* **Problem to solve**
Pictures in the entries below are excluded; copy only the lines from the one containing "Give me the Plotly source for this chart." to the one containing "import plotly.graph_objects as go", both included.

(Entries with chart source code)
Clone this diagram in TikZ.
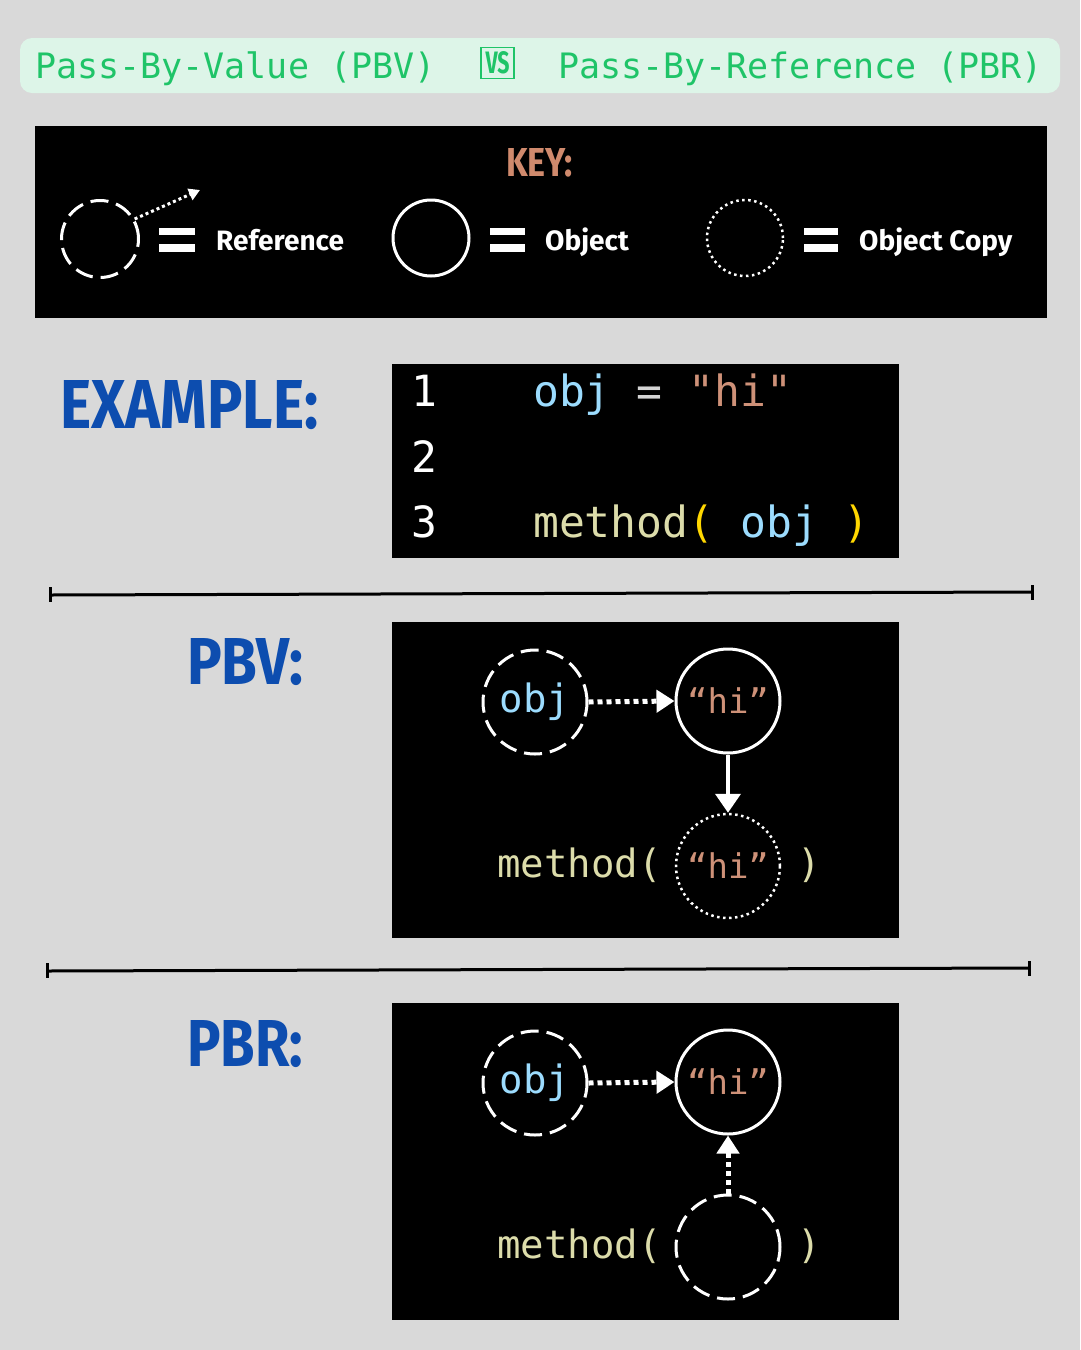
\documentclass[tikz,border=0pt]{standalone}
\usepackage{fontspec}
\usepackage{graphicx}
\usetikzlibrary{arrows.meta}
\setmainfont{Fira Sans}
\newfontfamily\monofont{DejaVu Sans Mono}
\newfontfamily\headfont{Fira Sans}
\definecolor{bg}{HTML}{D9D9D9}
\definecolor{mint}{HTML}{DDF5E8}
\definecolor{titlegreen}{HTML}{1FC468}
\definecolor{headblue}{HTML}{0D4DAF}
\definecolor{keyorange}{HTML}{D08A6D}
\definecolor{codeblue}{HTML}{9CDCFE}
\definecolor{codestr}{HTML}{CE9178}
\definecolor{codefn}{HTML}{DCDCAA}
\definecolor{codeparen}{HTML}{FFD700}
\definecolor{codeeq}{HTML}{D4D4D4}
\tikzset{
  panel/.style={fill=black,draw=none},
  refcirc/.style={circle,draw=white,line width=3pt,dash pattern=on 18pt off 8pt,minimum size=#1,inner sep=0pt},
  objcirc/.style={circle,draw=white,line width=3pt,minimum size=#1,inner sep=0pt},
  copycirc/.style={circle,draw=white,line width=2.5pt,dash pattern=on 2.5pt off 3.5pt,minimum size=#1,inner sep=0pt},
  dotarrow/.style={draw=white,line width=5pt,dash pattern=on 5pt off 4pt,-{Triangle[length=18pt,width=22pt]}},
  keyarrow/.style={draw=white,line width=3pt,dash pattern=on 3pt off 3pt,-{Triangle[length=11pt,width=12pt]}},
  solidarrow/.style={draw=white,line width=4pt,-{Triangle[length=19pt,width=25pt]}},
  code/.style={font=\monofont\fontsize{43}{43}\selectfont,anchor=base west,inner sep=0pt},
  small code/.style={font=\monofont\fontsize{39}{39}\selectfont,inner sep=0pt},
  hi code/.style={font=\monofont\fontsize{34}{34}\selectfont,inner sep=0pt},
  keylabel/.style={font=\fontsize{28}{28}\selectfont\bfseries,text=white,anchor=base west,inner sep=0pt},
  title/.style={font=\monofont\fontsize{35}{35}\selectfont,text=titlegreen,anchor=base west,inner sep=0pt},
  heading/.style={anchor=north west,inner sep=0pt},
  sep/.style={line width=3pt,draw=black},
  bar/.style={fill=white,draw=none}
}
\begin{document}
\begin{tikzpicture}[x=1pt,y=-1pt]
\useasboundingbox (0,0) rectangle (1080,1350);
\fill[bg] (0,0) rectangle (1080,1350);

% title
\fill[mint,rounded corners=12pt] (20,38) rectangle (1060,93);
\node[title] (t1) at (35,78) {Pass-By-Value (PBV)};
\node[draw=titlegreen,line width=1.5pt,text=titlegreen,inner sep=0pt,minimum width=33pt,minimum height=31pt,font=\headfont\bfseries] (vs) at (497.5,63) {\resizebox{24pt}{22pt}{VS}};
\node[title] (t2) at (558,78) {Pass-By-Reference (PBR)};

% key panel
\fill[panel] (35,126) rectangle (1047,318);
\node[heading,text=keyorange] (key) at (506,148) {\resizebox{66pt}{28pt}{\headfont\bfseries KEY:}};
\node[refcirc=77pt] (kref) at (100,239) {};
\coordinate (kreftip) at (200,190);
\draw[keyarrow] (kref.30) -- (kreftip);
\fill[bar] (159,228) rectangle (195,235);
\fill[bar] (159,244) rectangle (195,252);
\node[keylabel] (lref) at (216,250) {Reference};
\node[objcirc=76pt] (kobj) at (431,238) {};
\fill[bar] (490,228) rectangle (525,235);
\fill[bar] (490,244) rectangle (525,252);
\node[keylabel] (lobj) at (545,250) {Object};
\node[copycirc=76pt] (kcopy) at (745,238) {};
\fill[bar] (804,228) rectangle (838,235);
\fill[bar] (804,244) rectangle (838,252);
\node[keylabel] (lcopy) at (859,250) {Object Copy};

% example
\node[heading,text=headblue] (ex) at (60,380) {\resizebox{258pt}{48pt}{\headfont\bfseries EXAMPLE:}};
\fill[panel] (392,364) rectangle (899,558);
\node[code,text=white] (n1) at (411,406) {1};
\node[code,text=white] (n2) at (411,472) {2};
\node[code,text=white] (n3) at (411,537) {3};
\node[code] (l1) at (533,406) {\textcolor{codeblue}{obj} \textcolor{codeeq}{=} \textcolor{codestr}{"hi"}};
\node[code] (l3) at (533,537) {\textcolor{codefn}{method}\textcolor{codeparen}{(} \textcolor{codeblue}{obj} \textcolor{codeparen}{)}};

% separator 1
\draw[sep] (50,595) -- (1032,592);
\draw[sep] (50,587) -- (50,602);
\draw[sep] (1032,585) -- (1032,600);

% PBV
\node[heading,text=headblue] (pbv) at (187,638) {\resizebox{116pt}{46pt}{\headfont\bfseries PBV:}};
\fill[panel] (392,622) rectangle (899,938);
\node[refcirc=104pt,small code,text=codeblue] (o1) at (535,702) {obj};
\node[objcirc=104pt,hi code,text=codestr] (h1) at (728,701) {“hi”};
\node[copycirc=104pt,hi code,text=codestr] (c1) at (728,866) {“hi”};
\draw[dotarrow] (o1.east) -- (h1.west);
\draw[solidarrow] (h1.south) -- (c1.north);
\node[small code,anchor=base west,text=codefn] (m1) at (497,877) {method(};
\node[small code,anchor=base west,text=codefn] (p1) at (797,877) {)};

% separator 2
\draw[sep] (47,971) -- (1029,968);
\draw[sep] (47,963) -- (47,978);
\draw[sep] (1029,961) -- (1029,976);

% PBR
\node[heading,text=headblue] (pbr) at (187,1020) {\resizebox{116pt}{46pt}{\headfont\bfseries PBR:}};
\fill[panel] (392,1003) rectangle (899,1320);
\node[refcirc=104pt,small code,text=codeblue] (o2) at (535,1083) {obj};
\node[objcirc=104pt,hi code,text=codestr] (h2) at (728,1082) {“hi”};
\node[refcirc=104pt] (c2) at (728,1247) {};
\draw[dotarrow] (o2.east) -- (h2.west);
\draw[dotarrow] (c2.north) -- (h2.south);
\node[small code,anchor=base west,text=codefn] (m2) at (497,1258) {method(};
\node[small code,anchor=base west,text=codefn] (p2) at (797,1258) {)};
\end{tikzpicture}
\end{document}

---

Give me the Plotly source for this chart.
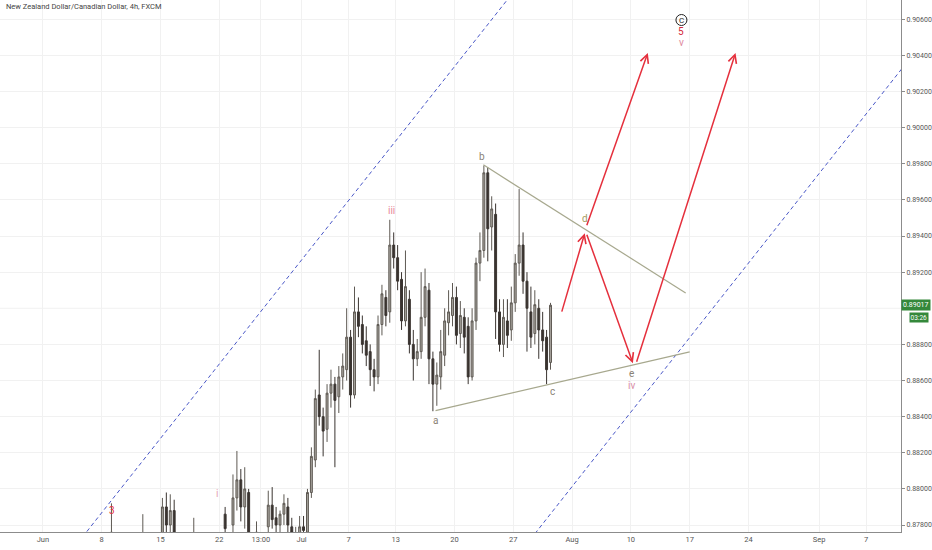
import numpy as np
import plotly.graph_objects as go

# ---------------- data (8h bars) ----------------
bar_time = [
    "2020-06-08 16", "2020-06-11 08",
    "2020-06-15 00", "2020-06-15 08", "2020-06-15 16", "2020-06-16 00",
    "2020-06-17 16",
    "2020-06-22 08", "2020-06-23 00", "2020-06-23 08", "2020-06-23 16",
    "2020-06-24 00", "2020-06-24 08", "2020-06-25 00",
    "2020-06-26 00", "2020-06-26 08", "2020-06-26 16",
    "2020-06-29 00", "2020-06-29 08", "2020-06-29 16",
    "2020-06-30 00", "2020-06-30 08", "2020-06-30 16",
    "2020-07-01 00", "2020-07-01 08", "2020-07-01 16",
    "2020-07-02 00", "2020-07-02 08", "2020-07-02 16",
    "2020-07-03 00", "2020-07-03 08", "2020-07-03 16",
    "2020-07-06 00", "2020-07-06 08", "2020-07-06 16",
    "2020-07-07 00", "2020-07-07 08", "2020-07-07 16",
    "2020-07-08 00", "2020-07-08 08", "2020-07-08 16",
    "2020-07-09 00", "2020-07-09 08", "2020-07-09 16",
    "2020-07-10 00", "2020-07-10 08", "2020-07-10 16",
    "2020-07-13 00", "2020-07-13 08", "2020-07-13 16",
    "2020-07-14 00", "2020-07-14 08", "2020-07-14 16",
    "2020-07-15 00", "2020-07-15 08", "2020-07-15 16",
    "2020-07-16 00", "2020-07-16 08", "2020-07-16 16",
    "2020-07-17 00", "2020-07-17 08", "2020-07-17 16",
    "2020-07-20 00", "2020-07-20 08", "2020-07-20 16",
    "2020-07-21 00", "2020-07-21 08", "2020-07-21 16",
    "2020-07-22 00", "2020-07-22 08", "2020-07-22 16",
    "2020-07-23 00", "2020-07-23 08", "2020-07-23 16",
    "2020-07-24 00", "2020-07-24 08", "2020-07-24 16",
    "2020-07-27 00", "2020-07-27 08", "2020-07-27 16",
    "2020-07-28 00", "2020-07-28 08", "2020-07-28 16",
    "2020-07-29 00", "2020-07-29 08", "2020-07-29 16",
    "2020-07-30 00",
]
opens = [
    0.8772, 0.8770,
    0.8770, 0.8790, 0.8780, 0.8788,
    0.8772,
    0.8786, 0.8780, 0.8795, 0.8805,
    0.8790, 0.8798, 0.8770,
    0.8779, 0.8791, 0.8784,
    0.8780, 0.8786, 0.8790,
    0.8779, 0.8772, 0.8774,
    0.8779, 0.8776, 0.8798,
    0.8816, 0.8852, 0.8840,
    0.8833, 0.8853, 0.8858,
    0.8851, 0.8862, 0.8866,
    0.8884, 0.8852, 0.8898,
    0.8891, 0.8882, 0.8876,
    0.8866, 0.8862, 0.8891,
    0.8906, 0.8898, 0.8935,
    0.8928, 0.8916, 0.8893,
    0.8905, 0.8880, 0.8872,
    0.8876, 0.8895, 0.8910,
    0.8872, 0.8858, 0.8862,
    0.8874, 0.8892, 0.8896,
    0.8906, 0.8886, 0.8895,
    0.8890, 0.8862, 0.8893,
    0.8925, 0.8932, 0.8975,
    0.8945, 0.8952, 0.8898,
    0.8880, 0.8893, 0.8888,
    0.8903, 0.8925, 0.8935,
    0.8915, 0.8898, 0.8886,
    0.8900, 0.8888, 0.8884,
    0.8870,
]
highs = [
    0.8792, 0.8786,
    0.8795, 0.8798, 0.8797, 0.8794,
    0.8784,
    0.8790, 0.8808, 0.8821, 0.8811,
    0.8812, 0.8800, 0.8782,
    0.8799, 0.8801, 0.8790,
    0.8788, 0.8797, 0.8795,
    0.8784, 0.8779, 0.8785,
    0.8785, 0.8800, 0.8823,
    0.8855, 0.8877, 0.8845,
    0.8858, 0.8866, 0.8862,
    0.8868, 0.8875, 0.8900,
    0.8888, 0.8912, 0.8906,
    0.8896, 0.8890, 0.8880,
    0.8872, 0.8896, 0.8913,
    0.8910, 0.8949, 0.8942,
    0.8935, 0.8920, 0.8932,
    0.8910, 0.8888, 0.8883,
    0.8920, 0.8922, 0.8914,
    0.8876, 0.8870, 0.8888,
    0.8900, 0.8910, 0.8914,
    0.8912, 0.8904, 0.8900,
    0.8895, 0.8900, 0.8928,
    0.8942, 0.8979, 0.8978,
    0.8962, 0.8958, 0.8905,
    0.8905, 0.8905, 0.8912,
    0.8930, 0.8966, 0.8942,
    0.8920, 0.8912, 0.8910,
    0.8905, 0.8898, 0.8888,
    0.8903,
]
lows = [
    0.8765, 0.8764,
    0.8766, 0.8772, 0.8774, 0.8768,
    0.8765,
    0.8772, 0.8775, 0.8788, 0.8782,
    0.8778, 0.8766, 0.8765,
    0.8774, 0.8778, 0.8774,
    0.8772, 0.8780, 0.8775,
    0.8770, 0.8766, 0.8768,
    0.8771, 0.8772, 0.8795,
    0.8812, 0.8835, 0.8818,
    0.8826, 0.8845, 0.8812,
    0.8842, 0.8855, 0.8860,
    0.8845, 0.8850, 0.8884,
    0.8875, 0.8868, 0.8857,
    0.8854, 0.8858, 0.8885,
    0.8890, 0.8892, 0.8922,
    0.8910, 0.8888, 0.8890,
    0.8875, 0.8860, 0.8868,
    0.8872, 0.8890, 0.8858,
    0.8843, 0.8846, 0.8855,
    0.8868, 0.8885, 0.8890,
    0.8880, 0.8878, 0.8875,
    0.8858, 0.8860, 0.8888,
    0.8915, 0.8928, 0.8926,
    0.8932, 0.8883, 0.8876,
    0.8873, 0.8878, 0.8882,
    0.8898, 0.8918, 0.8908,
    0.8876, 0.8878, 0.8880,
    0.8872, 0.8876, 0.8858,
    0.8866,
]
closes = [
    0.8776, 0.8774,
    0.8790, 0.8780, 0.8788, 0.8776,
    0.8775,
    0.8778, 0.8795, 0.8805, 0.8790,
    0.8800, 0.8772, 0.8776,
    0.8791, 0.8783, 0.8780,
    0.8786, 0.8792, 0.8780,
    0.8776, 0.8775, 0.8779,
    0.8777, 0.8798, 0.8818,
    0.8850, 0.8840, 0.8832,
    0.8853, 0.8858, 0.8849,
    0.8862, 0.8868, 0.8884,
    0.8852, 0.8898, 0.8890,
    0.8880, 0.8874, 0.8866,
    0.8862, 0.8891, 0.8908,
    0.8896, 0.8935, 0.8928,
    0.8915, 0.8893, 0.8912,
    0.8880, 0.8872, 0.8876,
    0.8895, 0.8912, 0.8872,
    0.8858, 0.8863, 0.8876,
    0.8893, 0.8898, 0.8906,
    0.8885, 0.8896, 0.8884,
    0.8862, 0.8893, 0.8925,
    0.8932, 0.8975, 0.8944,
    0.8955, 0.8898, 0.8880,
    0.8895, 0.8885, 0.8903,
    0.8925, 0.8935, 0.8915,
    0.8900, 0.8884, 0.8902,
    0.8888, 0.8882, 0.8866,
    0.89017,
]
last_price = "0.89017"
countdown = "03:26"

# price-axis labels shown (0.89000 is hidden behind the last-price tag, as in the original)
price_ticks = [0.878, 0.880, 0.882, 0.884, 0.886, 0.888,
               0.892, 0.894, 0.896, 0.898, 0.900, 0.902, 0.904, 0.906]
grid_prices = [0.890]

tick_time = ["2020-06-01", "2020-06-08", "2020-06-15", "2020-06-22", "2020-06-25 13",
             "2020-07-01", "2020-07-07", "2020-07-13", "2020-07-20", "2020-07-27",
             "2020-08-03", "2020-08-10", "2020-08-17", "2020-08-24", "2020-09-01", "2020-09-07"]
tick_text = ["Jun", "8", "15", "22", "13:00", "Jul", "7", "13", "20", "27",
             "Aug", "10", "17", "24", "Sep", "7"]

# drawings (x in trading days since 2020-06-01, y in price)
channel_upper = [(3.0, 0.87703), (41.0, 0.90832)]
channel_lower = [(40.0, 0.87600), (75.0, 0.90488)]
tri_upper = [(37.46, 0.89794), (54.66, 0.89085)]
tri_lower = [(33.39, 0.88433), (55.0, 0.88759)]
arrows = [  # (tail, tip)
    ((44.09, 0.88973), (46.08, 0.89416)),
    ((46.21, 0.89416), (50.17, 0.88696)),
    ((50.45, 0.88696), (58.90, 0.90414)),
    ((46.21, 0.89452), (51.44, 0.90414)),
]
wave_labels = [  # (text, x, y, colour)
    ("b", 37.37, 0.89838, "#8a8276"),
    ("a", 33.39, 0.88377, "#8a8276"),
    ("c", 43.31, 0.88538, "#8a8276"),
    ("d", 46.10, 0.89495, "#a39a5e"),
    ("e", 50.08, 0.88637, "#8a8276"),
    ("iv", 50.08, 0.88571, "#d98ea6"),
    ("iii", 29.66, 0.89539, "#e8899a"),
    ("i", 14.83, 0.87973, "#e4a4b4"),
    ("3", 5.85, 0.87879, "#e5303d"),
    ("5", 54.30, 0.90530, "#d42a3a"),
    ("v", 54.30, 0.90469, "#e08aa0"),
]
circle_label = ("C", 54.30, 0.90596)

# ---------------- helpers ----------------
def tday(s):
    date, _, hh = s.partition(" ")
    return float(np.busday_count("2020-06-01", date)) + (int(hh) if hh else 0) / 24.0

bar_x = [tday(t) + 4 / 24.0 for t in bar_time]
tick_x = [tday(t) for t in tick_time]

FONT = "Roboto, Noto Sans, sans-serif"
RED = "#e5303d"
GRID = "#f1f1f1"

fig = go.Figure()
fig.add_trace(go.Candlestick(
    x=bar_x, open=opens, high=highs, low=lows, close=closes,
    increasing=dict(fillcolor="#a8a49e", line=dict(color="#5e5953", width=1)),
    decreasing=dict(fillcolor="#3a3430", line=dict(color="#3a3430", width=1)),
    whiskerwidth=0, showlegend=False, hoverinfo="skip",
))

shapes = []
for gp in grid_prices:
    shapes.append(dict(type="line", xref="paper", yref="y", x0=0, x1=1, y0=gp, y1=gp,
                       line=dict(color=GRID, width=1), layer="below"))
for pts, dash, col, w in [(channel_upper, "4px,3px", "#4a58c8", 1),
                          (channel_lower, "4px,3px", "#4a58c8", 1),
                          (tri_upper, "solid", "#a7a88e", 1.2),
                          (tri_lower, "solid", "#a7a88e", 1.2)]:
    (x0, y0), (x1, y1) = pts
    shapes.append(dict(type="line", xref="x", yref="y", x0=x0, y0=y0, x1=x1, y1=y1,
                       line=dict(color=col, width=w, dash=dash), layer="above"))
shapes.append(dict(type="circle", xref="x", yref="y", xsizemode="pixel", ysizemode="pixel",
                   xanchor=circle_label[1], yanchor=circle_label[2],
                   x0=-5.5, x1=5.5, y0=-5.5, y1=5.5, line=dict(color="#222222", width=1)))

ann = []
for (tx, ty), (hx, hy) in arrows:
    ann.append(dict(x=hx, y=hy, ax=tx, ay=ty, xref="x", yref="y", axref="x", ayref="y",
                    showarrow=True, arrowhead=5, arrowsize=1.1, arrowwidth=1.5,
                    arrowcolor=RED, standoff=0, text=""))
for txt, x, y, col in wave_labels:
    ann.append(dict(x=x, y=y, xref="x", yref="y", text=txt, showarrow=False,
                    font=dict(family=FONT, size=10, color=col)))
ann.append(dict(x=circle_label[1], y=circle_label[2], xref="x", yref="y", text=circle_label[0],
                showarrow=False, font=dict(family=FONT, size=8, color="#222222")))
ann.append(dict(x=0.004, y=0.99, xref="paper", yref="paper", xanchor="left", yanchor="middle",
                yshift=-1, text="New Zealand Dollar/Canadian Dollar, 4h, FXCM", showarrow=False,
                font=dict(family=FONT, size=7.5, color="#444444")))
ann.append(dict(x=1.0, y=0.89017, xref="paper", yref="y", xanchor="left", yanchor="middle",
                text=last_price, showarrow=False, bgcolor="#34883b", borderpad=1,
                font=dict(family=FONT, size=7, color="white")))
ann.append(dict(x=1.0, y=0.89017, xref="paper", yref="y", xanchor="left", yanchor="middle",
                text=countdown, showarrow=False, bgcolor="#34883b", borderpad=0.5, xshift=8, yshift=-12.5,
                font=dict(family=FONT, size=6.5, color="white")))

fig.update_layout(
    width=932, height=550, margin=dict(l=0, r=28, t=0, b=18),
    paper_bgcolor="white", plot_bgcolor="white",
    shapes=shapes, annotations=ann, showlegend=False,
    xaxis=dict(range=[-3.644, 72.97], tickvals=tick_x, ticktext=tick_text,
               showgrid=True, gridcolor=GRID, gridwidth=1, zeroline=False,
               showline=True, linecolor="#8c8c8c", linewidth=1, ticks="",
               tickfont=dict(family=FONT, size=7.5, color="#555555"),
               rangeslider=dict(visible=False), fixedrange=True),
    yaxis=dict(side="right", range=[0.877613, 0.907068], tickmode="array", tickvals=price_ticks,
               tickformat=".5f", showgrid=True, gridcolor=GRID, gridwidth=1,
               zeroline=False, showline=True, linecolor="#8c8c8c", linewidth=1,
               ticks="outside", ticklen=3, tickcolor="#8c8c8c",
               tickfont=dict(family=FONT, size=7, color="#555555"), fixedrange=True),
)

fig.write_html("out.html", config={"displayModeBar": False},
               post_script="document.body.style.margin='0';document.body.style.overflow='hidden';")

* **Output below**
Give me the Plotly source for this chart.
import numpy as np
import plotly.graph_objects as go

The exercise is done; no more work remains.